In December 2006 SMC Alsop won Planning Permission for the first phase of its strategic framework plan for the 17 acre site in Walsall, right in the heart of the West Midlands.






Walsall Waterfront is the hinge between busy Park Street, Walsall's main thoroughfare and shopping street and significant living and working communities to the west of the town centre.

It is envisioned that a series of architectural gems will be interspersed within a quality public realm featuring a diversity of rich spaces. The bespoke landscape design acts as the 'glue' merging these individual components into one coherent entity.

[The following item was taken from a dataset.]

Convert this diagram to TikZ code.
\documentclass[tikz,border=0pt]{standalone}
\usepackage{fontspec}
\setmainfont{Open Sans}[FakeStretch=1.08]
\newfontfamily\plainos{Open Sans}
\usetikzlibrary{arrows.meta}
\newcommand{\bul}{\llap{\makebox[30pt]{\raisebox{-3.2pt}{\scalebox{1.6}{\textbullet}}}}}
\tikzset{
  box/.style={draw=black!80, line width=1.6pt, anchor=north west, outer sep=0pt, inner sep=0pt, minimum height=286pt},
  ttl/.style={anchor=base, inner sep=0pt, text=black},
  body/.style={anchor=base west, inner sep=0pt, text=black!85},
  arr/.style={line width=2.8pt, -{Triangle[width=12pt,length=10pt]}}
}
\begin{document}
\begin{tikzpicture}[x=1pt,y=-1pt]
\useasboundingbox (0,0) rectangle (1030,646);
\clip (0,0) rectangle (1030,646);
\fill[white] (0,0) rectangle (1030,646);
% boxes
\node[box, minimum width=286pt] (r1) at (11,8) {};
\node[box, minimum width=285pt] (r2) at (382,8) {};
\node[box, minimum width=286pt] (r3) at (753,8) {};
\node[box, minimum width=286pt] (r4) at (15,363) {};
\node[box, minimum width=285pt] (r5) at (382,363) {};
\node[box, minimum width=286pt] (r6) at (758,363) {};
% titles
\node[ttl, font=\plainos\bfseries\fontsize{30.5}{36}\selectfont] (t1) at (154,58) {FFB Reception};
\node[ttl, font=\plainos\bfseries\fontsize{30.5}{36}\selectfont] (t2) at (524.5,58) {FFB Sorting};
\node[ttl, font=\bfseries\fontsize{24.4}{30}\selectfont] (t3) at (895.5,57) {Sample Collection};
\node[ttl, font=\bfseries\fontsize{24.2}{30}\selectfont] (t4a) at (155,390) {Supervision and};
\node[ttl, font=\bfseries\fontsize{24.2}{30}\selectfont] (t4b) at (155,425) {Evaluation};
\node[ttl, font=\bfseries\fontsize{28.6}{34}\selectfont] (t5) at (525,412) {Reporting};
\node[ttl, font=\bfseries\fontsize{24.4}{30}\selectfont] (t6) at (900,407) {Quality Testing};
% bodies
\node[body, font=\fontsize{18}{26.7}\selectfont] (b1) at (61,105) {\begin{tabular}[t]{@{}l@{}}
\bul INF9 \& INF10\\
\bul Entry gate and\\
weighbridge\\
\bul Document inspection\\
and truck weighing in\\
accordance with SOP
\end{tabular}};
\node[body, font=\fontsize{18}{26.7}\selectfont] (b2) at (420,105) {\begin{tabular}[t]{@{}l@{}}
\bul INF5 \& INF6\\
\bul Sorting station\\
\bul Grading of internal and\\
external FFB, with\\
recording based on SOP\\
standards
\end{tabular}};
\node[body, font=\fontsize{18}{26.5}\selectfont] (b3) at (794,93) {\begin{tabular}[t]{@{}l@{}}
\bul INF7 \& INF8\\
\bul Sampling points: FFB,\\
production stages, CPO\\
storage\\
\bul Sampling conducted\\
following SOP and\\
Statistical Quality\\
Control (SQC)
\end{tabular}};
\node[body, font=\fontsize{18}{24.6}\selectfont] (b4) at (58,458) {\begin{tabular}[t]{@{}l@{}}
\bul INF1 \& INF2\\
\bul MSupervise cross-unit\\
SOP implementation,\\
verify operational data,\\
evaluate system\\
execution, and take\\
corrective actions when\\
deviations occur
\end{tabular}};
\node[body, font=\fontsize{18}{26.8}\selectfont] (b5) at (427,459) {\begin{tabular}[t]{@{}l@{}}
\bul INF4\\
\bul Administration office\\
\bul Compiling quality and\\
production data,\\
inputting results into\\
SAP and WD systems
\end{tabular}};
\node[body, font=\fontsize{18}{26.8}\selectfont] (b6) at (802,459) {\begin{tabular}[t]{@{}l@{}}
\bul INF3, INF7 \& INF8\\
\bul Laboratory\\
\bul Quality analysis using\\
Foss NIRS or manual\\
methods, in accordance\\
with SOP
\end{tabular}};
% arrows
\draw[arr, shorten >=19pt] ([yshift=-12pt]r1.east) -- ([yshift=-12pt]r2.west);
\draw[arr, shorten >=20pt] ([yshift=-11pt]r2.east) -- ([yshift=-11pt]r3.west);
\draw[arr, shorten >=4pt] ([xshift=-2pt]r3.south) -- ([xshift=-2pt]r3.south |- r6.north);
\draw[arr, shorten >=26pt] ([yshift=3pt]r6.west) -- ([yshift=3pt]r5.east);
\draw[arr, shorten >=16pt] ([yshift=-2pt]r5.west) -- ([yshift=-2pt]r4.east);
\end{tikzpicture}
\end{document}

Positioned either side of the canal, the largely residential Oysters are so called because of their distinctive curved shells. Conceived as a single object sliced through by the canal to protect views along its length, the buildings face each other across the canal with sheer square elevations of patterned curtain walling.

Nine levels of mixed unit residential apartments sit above a double height ground level, each level changing profile to achieve the curved rear elevations. Ground levels are ideally suited to bar/restaurant use, though some retail, office and leisure might also be possible.

The buildings are constructed from concrete frames with patterned black glazing to the front elevations and black and white striped composite cladding panels interspersed with full height glazing and glass sliding doors to the rear. Each floor has a balcony along its curved length. These balconies are divided by mesh clad portal frames carrying coloured Plexiglas fins which articulate the curvature of the buildings.

Raised 9m above the Event Square beneath it, four levels of office accommodation sit on vertical stilts forming a sheltered public space at ground. The building is a parallelogram in plan with a black and white pixellated curtain wall cladding containing solid and glazed units some of which are openable.

At ground, a small glass enclosure gives access to a pair of solid clad lift shafts rising up through the building.